Problem to solve:
Transcribe the material in full. Nothing should differ except that the pictures are left out.

Available data:

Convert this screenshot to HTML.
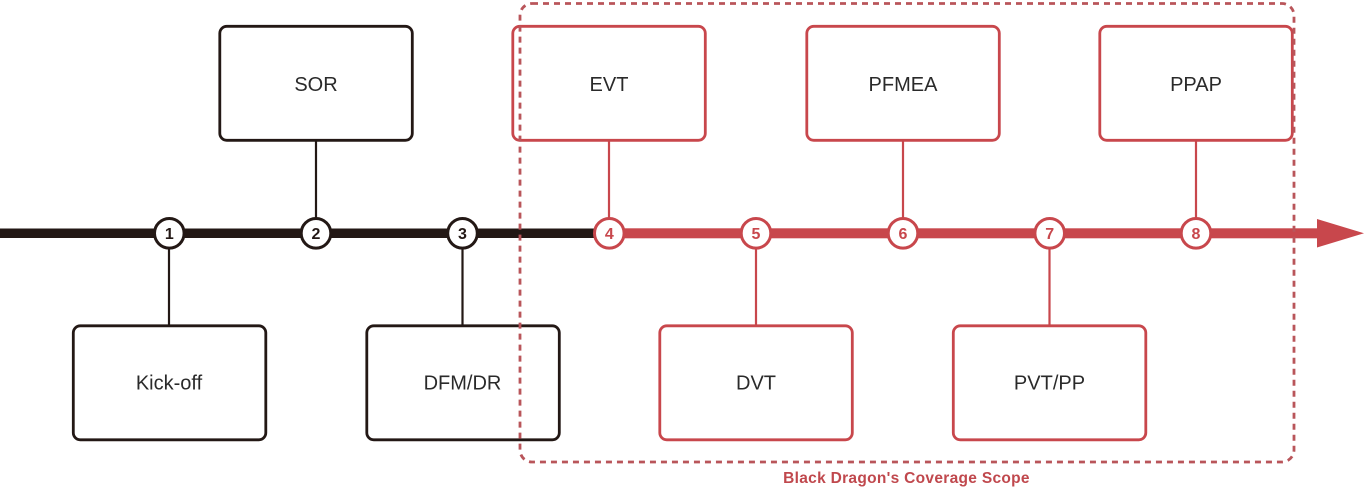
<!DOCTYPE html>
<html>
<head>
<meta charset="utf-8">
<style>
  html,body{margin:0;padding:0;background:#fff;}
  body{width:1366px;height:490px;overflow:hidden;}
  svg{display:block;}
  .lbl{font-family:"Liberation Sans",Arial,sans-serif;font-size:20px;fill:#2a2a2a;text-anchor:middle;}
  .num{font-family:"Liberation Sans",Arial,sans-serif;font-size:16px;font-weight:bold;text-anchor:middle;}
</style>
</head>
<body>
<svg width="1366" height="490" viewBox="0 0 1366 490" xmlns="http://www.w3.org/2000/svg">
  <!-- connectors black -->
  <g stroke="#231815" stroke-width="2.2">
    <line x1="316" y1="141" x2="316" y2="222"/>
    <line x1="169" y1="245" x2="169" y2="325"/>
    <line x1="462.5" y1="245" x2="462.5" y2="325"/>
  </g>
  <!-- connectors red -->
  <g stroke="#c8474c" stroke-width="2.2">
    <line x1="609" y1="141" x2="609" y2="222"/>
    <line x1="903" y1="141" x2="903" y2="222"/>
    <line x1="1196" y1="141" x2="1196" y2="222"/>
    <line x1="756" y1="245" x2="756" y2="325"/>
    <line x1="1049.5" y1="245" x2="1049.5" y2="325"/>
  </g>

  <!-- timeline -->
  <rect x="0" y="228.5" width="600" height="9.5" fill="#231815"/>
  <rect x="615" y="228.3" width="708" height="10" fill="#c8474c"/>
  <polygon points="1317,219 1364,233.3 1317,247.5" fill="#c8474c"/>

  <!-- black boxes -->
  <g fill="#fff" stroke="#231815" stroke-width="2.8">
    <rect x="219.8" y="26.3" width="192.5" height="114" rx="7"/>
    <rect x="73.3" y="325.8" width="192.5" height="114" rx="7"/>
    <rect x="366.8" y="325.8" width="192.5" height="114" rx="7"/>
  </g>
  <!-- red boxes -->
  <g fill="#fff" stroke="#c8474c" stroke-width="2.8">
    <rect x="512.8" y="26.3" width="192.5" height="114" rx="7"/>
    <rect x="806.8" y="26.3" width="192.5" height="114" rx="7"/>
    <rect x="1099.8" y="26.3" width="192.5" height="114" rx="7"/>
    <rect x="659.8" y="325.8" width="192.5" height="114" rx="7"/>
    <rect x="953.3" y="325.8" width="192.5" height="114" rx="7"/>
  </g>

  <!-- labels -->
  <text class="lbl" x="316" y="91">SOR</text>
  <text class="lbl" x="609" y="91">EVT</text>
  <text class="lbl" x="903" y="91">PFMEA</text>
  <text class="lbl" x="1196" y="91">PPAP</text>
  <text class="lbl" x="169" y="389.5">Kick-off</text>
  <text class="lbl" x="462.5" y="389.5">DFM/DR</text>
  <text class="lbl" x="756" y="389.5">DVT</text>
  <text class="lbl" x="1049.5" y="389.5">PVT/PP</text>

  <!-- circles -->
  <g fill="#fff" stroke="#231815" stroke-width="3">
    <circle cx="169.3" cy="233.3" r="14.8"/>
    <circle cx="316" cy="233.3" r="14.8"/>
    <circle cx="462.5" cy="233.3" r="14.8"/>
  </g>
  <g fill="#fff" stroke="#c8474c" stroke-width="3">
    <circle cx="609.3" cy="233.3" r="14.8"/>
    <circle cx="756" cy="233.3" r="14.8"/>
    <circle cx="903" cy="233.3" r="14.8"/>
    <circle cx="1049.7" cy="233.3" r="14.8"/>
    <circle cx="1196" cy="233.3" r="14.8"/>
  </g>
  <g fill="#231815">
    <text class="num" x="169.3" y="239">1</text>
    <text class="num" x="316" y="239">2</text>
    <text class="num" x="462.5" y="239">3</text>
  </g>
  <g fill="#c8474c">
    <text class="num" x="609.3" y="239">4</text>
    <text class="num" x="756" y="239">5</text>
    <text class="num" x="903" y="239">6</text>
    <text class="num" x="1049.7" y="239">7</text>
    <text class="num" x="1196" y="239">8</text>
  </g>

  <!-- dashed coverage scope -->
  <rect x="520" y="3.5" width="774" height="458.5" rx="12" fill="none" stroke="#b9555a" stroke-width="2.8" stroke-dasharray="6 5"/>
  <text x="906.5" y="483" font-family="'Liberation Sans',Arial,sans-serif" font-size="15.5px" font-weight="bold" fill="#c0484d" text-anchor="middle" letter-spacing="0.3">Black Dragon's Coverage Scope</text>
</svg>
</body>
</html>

Answer for the task:
Convert this screenshot to HTML.
<!DOCTYPE html>
<html>
<head>
<meta charset="utf-8">
<style>
  html,body{margin:0;padding:0;background:#fff;}
  body{width:1366px;height:490px;overflow:hidden;}
  svg{display:block;}
  .lbl{font-family:"Liberation Sans",Arial,sans-serif;font-size:20px;fill:#2a2a2a;text-anchor:middle;}
  .num{font-family:"Liberation Sans",Arial,sans-serif;font-size:16px;font-weight:bold;text-anchor:middle;}
</style>
</head>
<body>
<svg width="1366" height="490" viewBox="0 0 1366 490" xmlns="http://www.w3.org/2000/svg">
  <!-- connectors black -->
  <g stroke="#231815" stroke-width="2.2">
    <line x1="316" y1="141" x2="316" y2="222"/>
    <line x1="169" y1="245" x2="169" y2="325"/>
    <line x1="462.5" y1="245" x2="462.5" y2="325"/>
  </g>
  <!-- connectors red -->
  <g stroke="#c8474c" stroke-width="2.2">
    <line x1="609" y1="141" x2="609" y2="222"/>
    <line x1="903" y1="141" x2="903" y2="222"/>
    <line x1="1196" y1="141" x2="1196" y2="222"/>
    <line x1="756" y1="245" x2="756" y2="325"/>
    <line x1="1049.5" y1="245" x2="1049.5" y2="325"/>
  </g>

  <!-- timeline -->
  <rect x="0" y="228.5" width="600" height="9.5" fill="#231815"/>
  <rect x="615" y="228.3" width="708" height="10" fill="#c8474c"/>
  <polygon points="1317,219 1364,233.3 1317,247.5" fill="#c8474c"/>

  <!-- black boxes -->
  <g fill="#fff" stroke="#231815" stroke-width="2.8">
    <rect x="219.8" y="26.3" width="192.5" height="114" rx="7"/>
    <rect x="73.3" y="325.8" width="192.5" height="114" rx="7"/>
    <rect x="366.8" y="325.8" width="192.5" height="114" rx="7"/>
  </g>
  <!-- red boxes -->
  <g fill="#fff" stroke="#c8474c" stroke-width="2.8">
    <rect x="512.8" y="26.3" width="192.5" height="114" rx="7"/>
    <rect x="806.8" y="26.3" width="192.5" height="114" rx="7"/>
    <rect x="1099.8" y="26.3" width="192.5" height="114" rx="7"/>
    <rect x="659.8" y="325.8" width="192.5" height="114" rx="7"/>
    <rect x="953.3" y="325.8" width="192.5" height="114" rx="7"/>
  </g>

  <!-- labels -->
  <text class="lbl" x="316" y="91">SOR</text>
  <text class="lbl" x="609" y="91">EVT</text>
  <text class="lbl" x="903" y="91">PFMEA</text>
  <text class="lbl" x="1196" y="91">PPAP</text>
  <text class="lbl" x="169" y="389.5">Kick-off</text>
  <text class="lbl" x="462.5" y="389.5">DFM/DR</text>
  <text class="lbl" x="756" y="389.5">DVT</text>
  <text class="lbl" x="1049.5" y="389.5">PVT/PP</text>

  <!-- circles -->
  <g fill="#fff" stroke="#231815" stroke-width="3">
    <circle cx="169.3" cy="233.3" r="14.8"/>
    <circle cx="316" cy="233.3" r="14.8"/>
    <circle cx="462.5" cy="233.3" r="14.8"/>
  </g>
  <g fill="#fff" stroke="#c8474c" stroke-width="3">
    <circle cx="609.3" cy="233.3" r="14.8"/>
    <circle cx="756" cy="233.3" r="14.8"/>
    <circle cx="903" cy="233.3" r="14.8"/>
    <circle cx="1049.7" cy="233.3" r="14.8"/>
    <circle cx="1196" cy="233.3" r="14.8"/>
  </g>
  <g fill="#231815">
    <text class="num" x="169.3" y="239">1</text>
    <text class="num" x="316" y="239">2</text>
    <text class="num" x="462.5" y="239">3</text>
  </g>
  <g fill="#c8474c">
    <text class="num" x="609.3" y="239">4</text>
    <text class="num" x="756" y="239">5</text>
    <text class="num" x="903" y="239">6</text>
    <text class="num" x="1049.7" y="239">7</text>
    <text class="num" x="1196" y="239">8</text>
  </g>

  <!-- dashed coverage scope -->
  <rect x="520" y="3.5" width="774" height="458.5" rx="12" fill="none" stroke="#b9555a" stroke-width="2.8" stroke-dasharray="6 5"/>
  <text x="906.5" y="483" font-family="'Liberation Sans',Arial,sans-serif" font-size="15.5px" font-weight="bold" fill="#c0484d" text-anchor="middle" letter-spacing="0.3">Black Dragon's Coverage Scope</text>
</svg>
</body>
</html>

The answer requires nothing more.